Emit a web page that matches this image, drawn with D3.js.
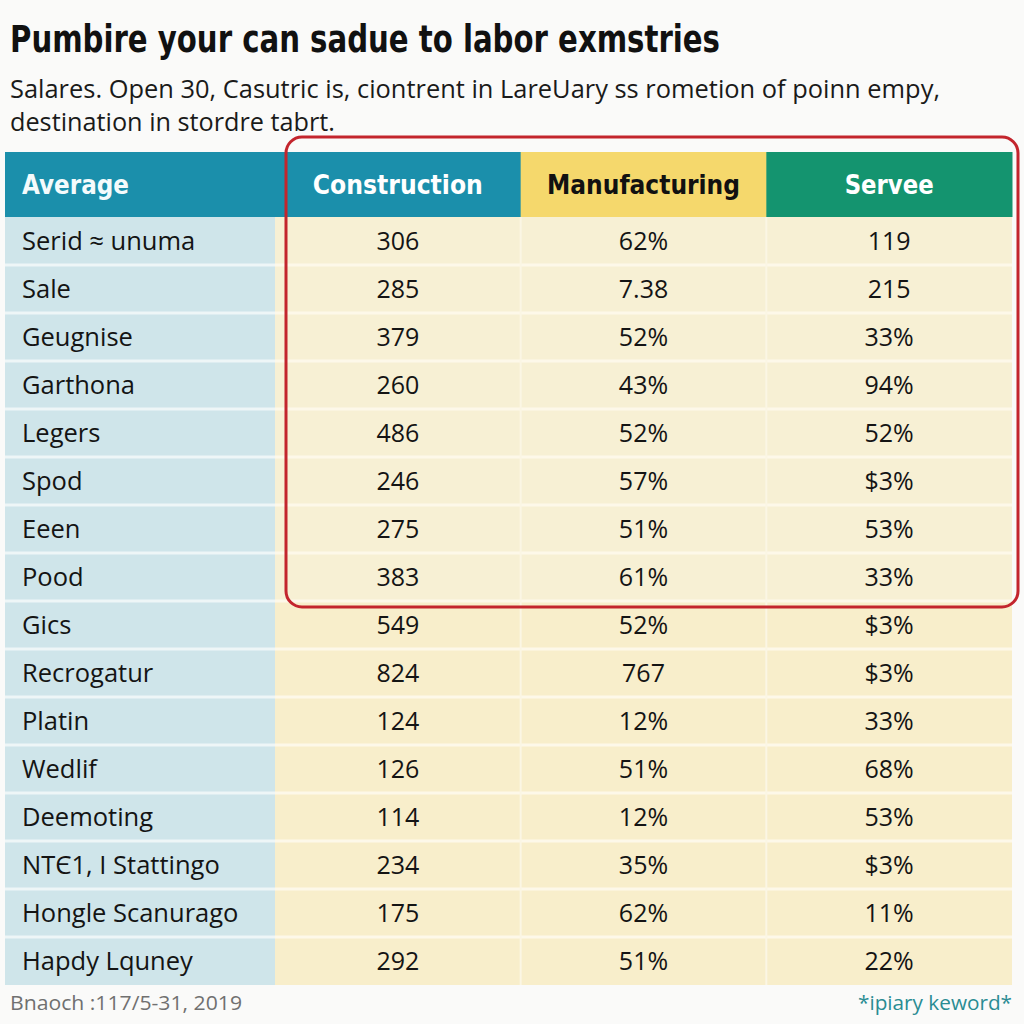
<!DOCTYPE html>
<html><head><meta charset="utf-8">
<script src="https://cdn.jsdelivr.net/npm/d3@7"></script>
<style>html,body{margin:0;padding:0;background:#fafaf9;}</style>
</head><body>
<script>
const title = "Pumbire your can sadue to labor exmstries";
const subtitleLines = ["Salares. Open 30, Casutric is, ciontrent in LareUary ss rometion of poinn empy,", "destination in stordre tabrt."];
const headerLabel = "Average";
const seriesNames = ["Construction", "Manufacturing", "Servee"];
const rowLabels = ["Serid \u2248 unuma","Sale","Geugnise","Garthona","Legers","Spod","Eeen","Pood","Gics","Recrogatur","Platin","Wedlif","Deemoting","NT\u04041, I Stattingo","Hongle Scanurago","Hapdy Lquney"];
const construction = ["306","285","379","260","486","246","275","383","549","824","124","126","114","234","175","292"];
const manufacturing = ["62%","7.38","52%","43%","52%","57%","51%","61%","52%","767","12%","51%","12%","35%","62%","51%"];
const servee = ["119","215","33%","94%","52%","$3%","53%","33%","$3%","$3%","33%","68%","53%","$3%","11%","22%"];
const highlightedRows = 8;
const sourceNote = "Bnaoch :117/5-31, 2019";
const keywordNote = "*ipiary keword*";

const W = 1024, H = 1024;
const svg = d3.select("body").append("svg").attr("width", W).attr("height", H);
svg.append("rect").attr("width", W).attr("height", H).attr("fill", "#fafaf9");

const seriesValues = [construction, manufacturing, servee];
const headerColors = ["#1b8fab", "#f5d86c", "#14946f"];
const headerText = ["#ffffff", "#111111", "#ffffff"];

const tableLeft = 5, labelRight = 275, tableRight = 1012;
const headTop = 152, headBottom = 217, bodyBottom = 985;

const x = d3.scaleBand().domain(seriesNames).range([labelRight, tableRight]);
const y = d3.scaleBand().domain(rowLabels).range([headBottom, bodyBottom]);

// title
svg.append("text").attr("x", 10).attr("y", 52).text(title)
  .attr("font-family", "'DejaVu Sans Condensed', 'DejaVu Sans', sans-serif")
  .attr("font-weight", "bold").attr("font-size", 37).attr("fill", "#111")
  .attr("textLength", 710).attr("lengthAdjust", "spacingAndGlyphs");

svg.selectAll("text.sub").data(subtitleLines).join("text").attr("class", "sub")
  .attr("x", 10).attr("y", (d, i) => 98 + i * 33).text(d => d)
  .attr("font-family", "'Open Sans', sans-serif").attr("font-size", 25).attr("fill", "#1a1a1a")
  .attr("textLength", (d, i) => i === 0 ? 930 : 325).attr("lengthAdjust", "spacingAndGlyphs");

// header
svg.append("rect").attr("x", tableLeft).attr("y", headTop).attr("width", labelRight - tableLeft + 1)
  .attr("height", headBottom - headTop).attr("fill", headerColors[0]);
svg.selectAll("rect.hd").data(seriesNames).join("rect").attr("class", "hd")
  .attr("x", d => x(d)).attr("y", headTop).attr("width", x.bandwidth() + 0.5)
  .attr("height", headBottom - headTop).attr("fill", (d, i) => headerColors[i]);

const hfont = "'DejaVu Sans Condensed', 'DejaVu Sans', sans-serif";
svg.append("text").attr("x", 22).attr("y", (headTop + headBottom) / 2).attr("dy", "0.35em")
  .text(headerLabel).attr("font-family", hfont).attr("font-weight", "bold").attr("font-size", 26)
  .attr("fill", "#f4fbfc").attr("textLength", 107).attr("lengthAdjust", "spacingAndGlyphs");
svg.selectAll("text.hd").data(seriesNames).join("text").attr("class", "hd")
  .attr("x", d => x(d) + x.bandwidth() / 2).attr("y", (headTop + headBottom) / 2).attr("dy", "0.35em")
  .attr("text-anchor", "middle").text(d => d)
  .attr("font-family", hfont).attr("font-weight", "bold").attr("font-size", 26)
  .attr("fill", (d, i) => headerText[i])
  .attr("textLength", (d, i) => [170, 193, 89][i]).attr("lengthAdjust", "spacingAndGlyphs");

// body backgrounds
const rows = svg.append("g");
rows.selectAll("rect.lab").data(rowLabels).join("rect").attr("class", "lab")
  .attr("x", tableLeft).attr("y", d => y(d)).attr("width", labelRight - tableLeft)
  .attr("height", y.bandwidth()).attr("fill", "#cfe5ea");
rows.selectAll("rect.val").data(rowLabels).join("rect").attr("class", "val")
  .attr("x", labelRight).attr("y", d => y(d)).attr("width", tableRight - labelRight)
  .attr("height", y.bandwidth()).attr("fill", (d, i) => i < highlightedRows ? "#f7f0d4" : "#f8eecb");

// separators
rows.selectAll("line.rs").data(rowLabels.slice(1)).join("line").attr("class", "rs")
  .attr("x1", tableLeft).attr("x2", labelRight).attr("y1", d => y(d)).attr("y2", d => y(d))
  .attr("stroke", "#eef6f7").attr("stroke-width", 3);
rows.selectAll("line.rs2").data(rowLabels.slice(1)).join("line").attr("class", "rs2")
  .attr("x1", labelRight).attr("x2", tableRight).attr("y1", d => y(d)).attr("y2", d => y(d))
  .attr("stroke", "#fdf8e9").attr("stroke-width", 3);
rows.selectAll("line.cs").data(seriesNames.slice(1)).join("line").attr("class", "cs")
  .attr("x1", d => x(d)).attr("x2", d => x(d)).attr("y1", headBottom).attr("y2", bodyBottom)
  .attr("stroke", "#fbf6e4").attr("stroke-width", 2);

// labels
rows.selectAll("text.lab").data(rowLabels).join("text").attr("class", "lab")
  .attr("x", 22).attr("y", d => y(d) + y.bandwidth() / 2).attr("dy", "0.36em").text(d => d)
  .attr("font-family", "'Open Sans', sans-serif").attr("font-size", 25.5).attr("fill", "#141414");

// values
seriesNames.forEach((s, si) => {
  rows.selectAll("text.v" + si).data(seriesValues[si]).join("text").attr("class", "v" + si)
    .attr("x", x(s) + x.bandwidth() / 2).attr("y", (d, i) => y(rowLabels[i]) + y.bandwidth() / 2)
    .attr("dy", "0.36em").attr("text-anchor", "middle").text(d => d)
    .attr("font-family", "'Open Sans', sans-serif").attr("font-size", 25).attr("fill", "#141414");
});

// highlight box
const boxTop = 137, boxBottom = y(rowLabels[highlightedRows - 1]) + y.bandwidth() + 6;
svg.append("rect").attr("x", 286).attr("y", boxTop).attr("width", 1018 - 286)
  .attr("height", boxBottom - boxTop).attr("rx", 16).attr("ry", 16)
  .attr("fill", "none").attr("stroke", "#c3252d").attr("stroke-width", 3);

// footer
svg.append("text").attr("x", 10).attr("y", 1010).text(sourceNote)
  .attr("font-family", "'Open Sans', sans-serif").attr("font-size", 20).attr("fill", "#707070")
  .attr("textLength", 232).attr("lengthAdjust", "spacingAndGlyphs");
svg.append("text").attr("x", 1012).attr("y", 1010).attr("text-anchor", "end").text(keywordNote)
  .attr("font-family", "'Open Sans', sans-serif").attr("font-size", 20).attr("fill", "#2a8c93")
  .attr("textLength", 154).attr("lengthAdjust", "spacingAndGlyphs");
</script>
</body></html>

·····

What you need to do
Without any pictures, reproduce the lines from the first one in the material through the line that has "const headTop = 152, headBottom", exactly as they appear.

Written response
Emit a web page that matches this image, drawn with D3.js.
<!DOCTYPE html>
<html><head><meta charset="utf-8">
<script src="https://cdn.jsdelivr.net/npm/d3@7"></script>
<style>html,body{margin:0;padding:0;background:#fafaf9;}</style>
</head><body>
<script>
const title = "Pumbire your can sadue to labor exmstries";
const subtitleLines = ["Salares. Open 30, Casutric is, ciontrent in LareUary ss rometion of poinn empy,", "destination in stordre tabrt."];
const headerLabel = "Average";
const seriesNames = ["Construction", "Manufacturing", "Servee"];
const rowLabels = ["Serid \u2248 unuma","Sale","Geugnise","Garthona","Legers","Spod","Eeen","Pood","Gics","Recrogatur","Platin","Wedlif","Deemoting","NT\u04041, I Stattingo","Hongle Scanurago","Hapdy Lquney"];
const construction = ["306","285","379","260","486","246","275","383","549","824","124","126","114","234","175","292"];
const manufacturing = ["62%","7.38","52%","43%","52%","57%","51%","61%","52%","767","12%","51%","12%","35%","62%","51%"];
const servee = ["119","215","33%","94%","52%","$3%","53%","33%","$3%","$3%","33%","68%","53%","$3%","11%","22%"];
const highlightedRows = 8;
const sourceNote = "Bnaoch :117/5-31, 2019";
const keywordNote = "*ipiary keword*";

const W = 1024, H = 1024;
const svg = d3.select("body").append("svg").attr("width", W).attr("height", H);
svg.append("rect").attr("width", W).attr("height", H).attr("fill", "#fafaf9");

const seriesValues = [construction, manufacturing, servee];
const headerColors = ["#1b8fab", "#f5d86c", "#14946f"];
const headerText = ["#ffffff", "#111111", "#ffffff"];

const tableLeft = 5, labelRight = 275, tableRight = 1012;
const headTop = 152, headBottom = 217, bodyBottom = 985;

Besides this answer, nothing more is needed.